Кабан, про которого вспомнил Шурка, был воспитателем — самым грубым и бессердечным из всех. Однажды при Шурке он отвесил затрещину мальчонке только за то, что тот не успел вовремя уйти с его дороги. Сбитый с ног мальчонка при падении сильно ударился головой о железную кровать.
— Что же ты, Кабан, малышей обижаешь? — сквозь зубы процедил Шурка.
— Кто тут Кабан?!
— Это ты. Жирная дикая свинья.
— Я доберусь до тебя, щенок!
— Добиралка у тебя слабовата. Ты за всё заплатишь.

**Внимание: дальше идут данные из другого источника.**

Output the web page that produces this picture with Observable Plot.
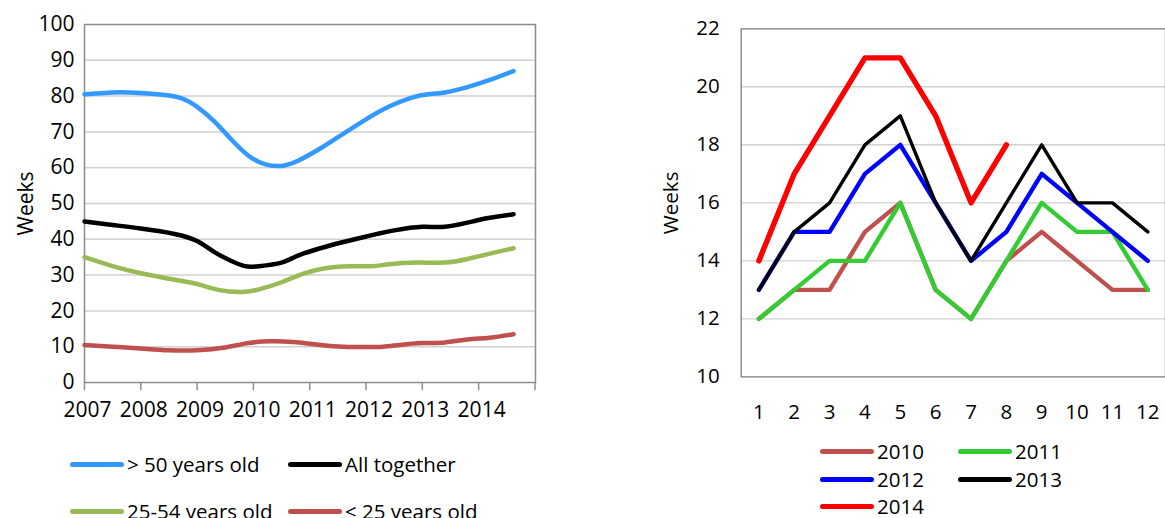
<!DOCTYPE html>
<html><head><meta charset="utf-8">
<script src="https://cdn.jsdelivr.net/npm/d3@7"></script>
<script src="https://cdn.jsdelivr.net/npm/@observablehq/plot@0.6"></script>
<style>
body{margin:0;width:1165px;height:518px;overflow:hidden;background:#fff;font-family:"Open Sans",sans-serif;position:relative}
.p{position:absolute;top:0}
.p svg text{font-size:21px;fill:#000}
.lg{position:absolute;font-size:20.5px;color:#000;display:flex;align-items:center;white-space:nowrap}
.lg span{display:inline-block;width:54px;height:5px;border-radius:3px;margin-right:3px}
</style></head><body>
<div id="left" class="p" style="left:0"></div>
<div id="right" class="p" style="left:640px"></div>
<script>
const years = [2007,2008,2009,2010,2011,2012,2013,2014];
const over50 = [[2007,80.5],[2007.5,81],[2007.8,81],[2008.3,80.5],[2008.7,79.5],[2009,77],[2009.3,73],[2009.6,68],[2009.9,63.5],[2010.2,61],[2010.5,60.5],[2010.8,62],[2011.2,65.5],[2011.6,69.5],[2012,73.5],[2012.4,77],[2012.8,79.5],[2013.1,80.5],[2013.4,81],[2013.8,82.5],[2014.2,84.5],[2014.62,87]];
const allTogether = [[2007,45],[2007.5,44],[2008,43],[2008.6,41.5],[2009,39.5],[2009.3,36.5],[2009.6,34],[2009.85,32.5],[2010.1,32.5],[2010.5,33.5],[2010.8,35.5],[2011.3,38],[2011.8,40],[2012.2,41.5],[2012.5,42.5],[2013,43.5],[2013.4,43.5],[2013.9,45],[2014.2,46],[2014.62,47]];
const age2554 = [[2007,35],[2007.5,32.5],[2008,30.5],[2008.5,29],[2009,27.5],[2009.4,25.8],[2009.8,25.3],[2010.1,26],[2010.5,28],[2010.9,30.5],[2011.3,32],[2011.7,32.5],[2012.1,32.5],[2012.4,33],[2012.9,33.5],[2013.4,33.5],[2013.8,34.5],[2014.2,36],[2014.62,37.5]];
const under25 = [[2007,10.5],[2007.5,10],[2008,9.5],[2008.5,9],[2009,9],[2009.5,9.8],[2009.9,11],[2010.3,11.5],[2010.7,11.3],[2011.2,10.5],[2011.6,10],[2012,9.9],[2012.3,10],[2012.6,10.5],[2013,11],[2013.4,11.2],[2013.8,12],[2014.2,12.5],[2014.62,13.5]];
const months = [1,2,3,4,5,6,7,8,9,10,11,12];
const y2010 = [12,13,13,15,16,13,12,14,15,14,13,13];
const y2011 = [12,13,14,14,16,13,12,14,16,15,15,13];
const y2012 = [13,15,15,17,18,16,14,15,17,16,15,14];
const y2013 = [13,15,16,18,19,16,14,16,18,16,16,15];
const y2014 = [14,17,19,21,21,19,16,18];

const grid = "#d0d0d0", frame = "#8c8c8c";
const leftSeries = [[over50,"#3399ff"],[allTogether,"#000000"],[age2554,"#99bb55"],[under25,"#c0504d"]];
const left = Plot.plot({
  width:560, height:420, marginLeft:84, marginRight:25, marginTop:24, marginBottom:38,
  style:{fontFamily:"Open Sans", fontSize:"21px", color:"#000", overflow:"visible"},
  x:{domain:[2007,2015.01], ticks:years, tickFormat:d=>String(d), tickSize:0, tickPadding:20, label:null},
  y:{domain:[0,100], ticks:d3.range(0,101,10), label:"Weeks", labelAnchor:"center", labelArrow:"none", tickSize:0, tickPadding:10, labelOffset:66},
  marks:[
    Plot.gridY(d3.range(10,100,10),{stroke:grid, strokeOpacity:1, strokeWidth:1.5}),
    Plot.frame({stroke:frame, strokeWidth:1.5}),
    Plot.ruleX(d3.range(2007,2016),{y1:0,y2:-2.3,stroke:frame,strokeWidth:1.5,clip:false}),
    ...leftSeries.map(([d,c])=>Plot.line(d,{x:d=>d[0],y:d=>d[1],stroke:c,strokeWidth:4.5,curve:"natural"}))
  ]
});
left.querySelectorAll('[aria-label="x-axis tick label"] text').forEach(t=>t.setAttribute("dx","3"));
document.getElementById("left").append(left);

const mk = (arr)=>arr.map((v,i)=>({m:months[i],v}));
const rightSeries = [[y2010,"#c0504d",4.5],[y2011,"#33cc33",4.5],[y2012,"#0000ff",4.5],[y2013,"#000000",3.5],[y2014,"#ff0000",5.5]];
const right = Plot.plot({
  width:537, height:420, marginLeft:103, marginRight:0, marginTop:29, marginBottom:35,
  style:{fontFamily:"Open Sans", fontSize:"21px", color:"#000", overflow:"visible"},
  x:{domain:[0.5,12.5], ticks:months, tickSize:0, tickPadding:28, label:null},
  y:{domain:[10,22], ticks:[10,12,14,16,18,20,22], label:"Weeks", labelAnchor:"center", labelArrow:"none", tickSize:0, tickPadding:22, labelOffset:80},
  marks:[
    Plot.gridY([12,14,16,18,20],{stroke:grid, strokeOpacity:1, strokeWidth:1.5}),
    Plot.frame({stroke:frame, strokeWidth:1.5}),
    ...rightSeries.map(([a,c,w])=>Plot.line(mk(a),{x:"m",y:"v",stroke:c,strokeWidth:w}))
  ]
});
document.getElementById("right").append(right);

const legends = [
  ["> 50 years old","#3399ff",70,465],["All together","#000",288,465],
  ["25-54 years old","#99bb55",70,512],["< 25 years old","#c0504d",288,512],
  ["2010","#c0504d",820,452],["2011","#33cc33",958,452],
  ["2012","#0000ff",820,480],["2013","#000",958,480],["2014","#ff0000",820,507]
];
for(const [t,c,x,y] of legends){
  const d=document.createElement("div"); d.className="lg";
  d.style.left=x+"px"; d.style.top=(y-15)+"px";
  d.innerHTML=`<span style="background:${c}"></span>${t.replace(/</g,"&lt;").replace(/>/g,"&gt;")}`;
  document.body.append(d);
}
</script></body></html>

Дождавшись ночной смены Кабана, ему устроили тёмную. Навалились гурьбой, связали полотенцами, одно полотенце затолкали в рот.
— Слушай меня внимательно, мразь, — холодно и спокойно начал Шурка. — Малышей ты больше обижать не будешь, — он достал заточку и медленно начал протыкать ею скрещенные ладони связанных рук. Кабан сильно трепыхался, но на нём сидели двое, а кляп во рту позволял только мычать. — Для начала с тебя хватит, — сказал Шурка, спокойно вытирая заточку о штаны Кабана. — В следующий раз, если ты ничего не понял, проткну что-нибудь посущественнее. А если попытаешься на нас стукнуть — тебе не жить. Лучше бы тебе уволиться, а то противно на твою рожу смотреть.
На следующий день Кабан уволился, никому ни о чём не рассказав. Другие воспитатели догадывались о том, что произошло, но доказать ничего не могли. И теперь уже все, включая взрослых, смотрели на юного волчонка с уважением и страхом.
— А я знаю, что сегодня на обед будет, — мечтательно протянул один детдомовец, но, не сумев заинтриговать этим заявлением своих друзей, выдал щемящую тайну, — что-нибудь такое с тушёнкой.
— Ты думаешь, твои сны всегда сбываются? — иронично бросил Шурка.